This year is my first as a University of Dayton alumna, and after experiencing five St. Patrick’s Day celebrations surrounded by a sea of green Flyers lining Lowes Street, I felt a certain ache about being away from “home” this year. But I would soon be surrounded by more Flyers than I ever would have found on campus.
Shelby Quinlivan ’06, a co-worker and possibly the biggest Flyer fanatic I’ve had the pleasure of knowing, agreed to join me on the trip to St. Louis to see the men’s basketball team make its third-consecutive NCAA Tournament appearance. We hit the highway for the six-hour drive.
As our journey progressed west, we saw the fleets of Archie’s Army on I-70. It seemed that every car on the highway was adorned with #FlyerFaithful bumper stickers and decals — and even a car painted “LOWD and proud.”
It was like playing the license plate game, but looking for anything and everything UD.
A sea of red awaited our arrival in St. Louis. Dancing around the alumni pre-game celebration on Friday morning at Ballpark Village, a dining and entertainment district downtown, I met people who had arrived from both coasts and all parts in between.
Lori Hausfeld said she travels from her home in Florida to UD Arena for all the men’s basketball home games.

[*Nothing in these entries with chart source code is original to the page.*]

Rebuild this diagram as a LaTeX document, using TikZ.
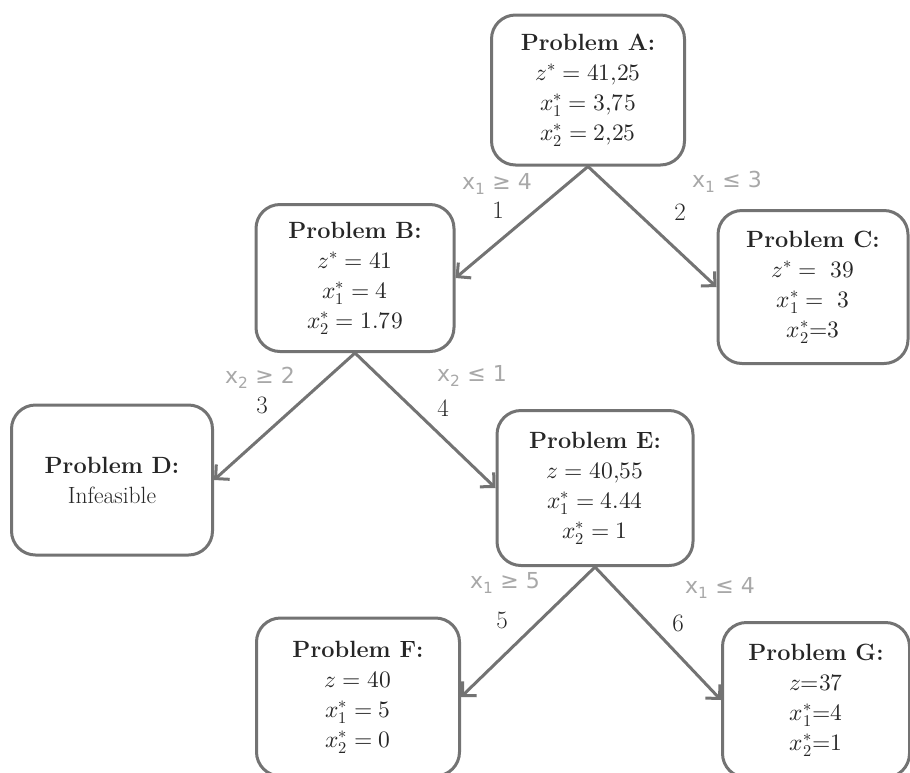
\documentclass[tikz,border=0pt]{standalone}
\usepackage{fontspec}
\usepackage{unicode-math}
\setmathfont{Latin Modern Math}
\newfontfamily\handfont{DejaVu Sans}
\usetikzlibrary{arrows.meta}
\definecolor{edgegray}{HTML}{737373}
\definecolor{handgray}{HTML}{A8A8A8}
\definecolor{txt}{HTML}{262626}
\tikzset{
  prob/.style={draw=edgegray, line width=3pt, rounded corners=24pt, fill=white,
    align=center, text=txt, inner sep=0pt, font=\fontsize{23.5}{30}\selectfont},
  branch/.style={draw=edgegray, line width=3pt,
    -{Straight Barb[length=10pt,width=20pt,line width=3pt]}},
  num/.style={text=txt, font=\fontsize{25}{28}\selectfont},
  hand/.style={text=handgray, font=\handfont\fontsize{22}{26}\selectfont}
}
\begin{document}
\begin{tikzpicture}[x=1pt,y=-1pt]
\useasboundingbox (0,0) rectangle (910,772);
\clip (0,0) rectangle (910,772);
\node[prob, minimum width=193pt, minimum height=150pt] (A) at (588,90)
  {\textbf{Problem A:}\\ $z^* = 41{,}25$\\ $x_1^* = 3{,}75$\\ $x_2^* = 2{,}25$};
\node[prob, minimum width=198pt, minimum height=147pt] (B) at (355,278)
  {\textbf{Problem B:}\\ $z^* = 41$\\ $x_1^* = 4$\\ $x_2^* = 1.79$};
\node[prob, minimum width=190pt, minimum height=153pt] (C) at (813,287)
  {\textbf{Problem C:}\\ $z^* = \ 39$\\ $x_1^* = \ 3$\\ $x_2^* {=} 3$};
\node[prob, minimum width=201pt, minimum height=150pt] (D) at (112,480)
  {\textbf{Problem D:}\\ Infeasible};
\node[prob, minimum width=196pt, minimum height=155pt] (E) at (595,488)
  {\textbf{Problem E:}\\ $z = 40{,}55$\\ $x_1^* = 4.44$\\ $x_2^* = 1$};
\node[prob, minimum width=203pt, minimum height=158pt] (F) at (358,697)
  {\textbf{Problem F:}\\ $z = 40$\\ $x_1^* = 5$\\ $x_2^* = 0$};
\node[prob, minimum width=187pt, minimum height=155pt] (G) at (816,700)
  {\textbf{Problem G:}\\ $z {=} 37$\\ $x_1^* {=} 4$\\ $x_2^* {=} 1$};

\draw[branch] (A.south) -- (B.east);
\draw[branch] (A.south) -- (C.west);
\draw[branch] (B.south) -- (D.east);
\draw[branch] (B.south) -- (E.west);
\draw[branch] (E.south) -- (F.east);
\draw[branch] (E.south) -- (G.west);

\node[num] (n1) at (498,210) {1};
\node[num] (n2) at (680,212) {2};
\node[num] (n3) at (262,405) {3};
\node[num] (n4) at (443,408) {4};
\node[num] (n5) at (502,620) {5};
\node[num] (n6) at (678,623) {6};

\node[hand] (h1) at (497,184) {x\textsubscript{1} ≥ 4};
\node[hand] (h2) at (727,182) {x\textsubscript{1} ≤ 3};
\node[hand] (h3) at (260,378) {x\textsubscript{2} ≥ 2};
\node[hand] (h4) at (472,376) {x\textsubscript{2} ≤ 1};
\node[hand] (h5) at (505,583) {x\textsubscript{1} ≥ 5};
\node[hand] (h6) at (720,588) {x\textsubscript{1} ≤ 4};
\end{tikzpicture}
\end{document}
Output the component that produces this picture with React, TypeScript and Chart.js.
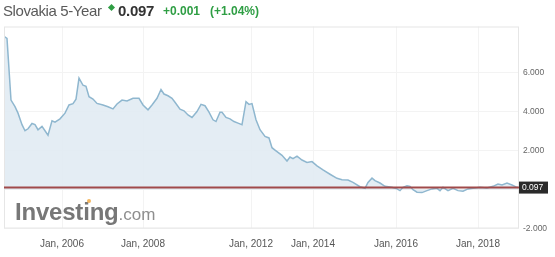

The tournament was no exception. “It’s like a big reunion,” she said, glancing around the room filled with alumni. “It’s like a family.”
With the sounds of Willie Morris and the Flyer Pep Band filling the air, another grad told me he could only stay for a day because he had to return to California for his 8-year-old’s soccer game. The energy in the room was #loUD and #proUD as Flyers chanted a rounding “O-O-O-O-N.”
The journey, unfortunately, would end for the Flyers that day. After a strong first half with just a 2-point deficit at halftime against Syracuse, the Flyers couldn’t repeat their wizardry of 2014 and 2015 to advance to the next round. But the game was not absent of magic. Toward the game’s end, the Scottrade Center erupted in applause. I turned to the man next to me to ask what was going on; he told me the seniors were being applauded off the court. Without prompting, the Flyer Faithful were on their feet. The final score was not on our side — 70-51 — but there was no absence of pride for how far this team had come.
After the game, we made our way back to Ballpark Village to grab a bite and reunite with fellow Flyers. We saw one wearing a Flyer sweater vest and Xavier cap. “I went to undergrad at UD got my masters from Xavier,” he said. Another Flyer/Musketeer said he went to UD but had since moved to Cincinnati and was looking for any and every way to show his Ohio pride while in St. Louis.
When Shelby and I headed home Saturday morning, we once again played our license plate game, knowing now that the people in those cars were the same ones we’d cheered and chanted with in St. Louis. I-70 had become our Lowes Street.
As the University’s social media strategist, Michaela Eames ’15 tells the UD story often in 140 characters or less. For the last two years — one as a student and one as a full-time staffer — she’s shared the excitement of UD’s NCAA Tournament runs with thousands of Flyer Faithful who’ve liked, retweeted and shared her words.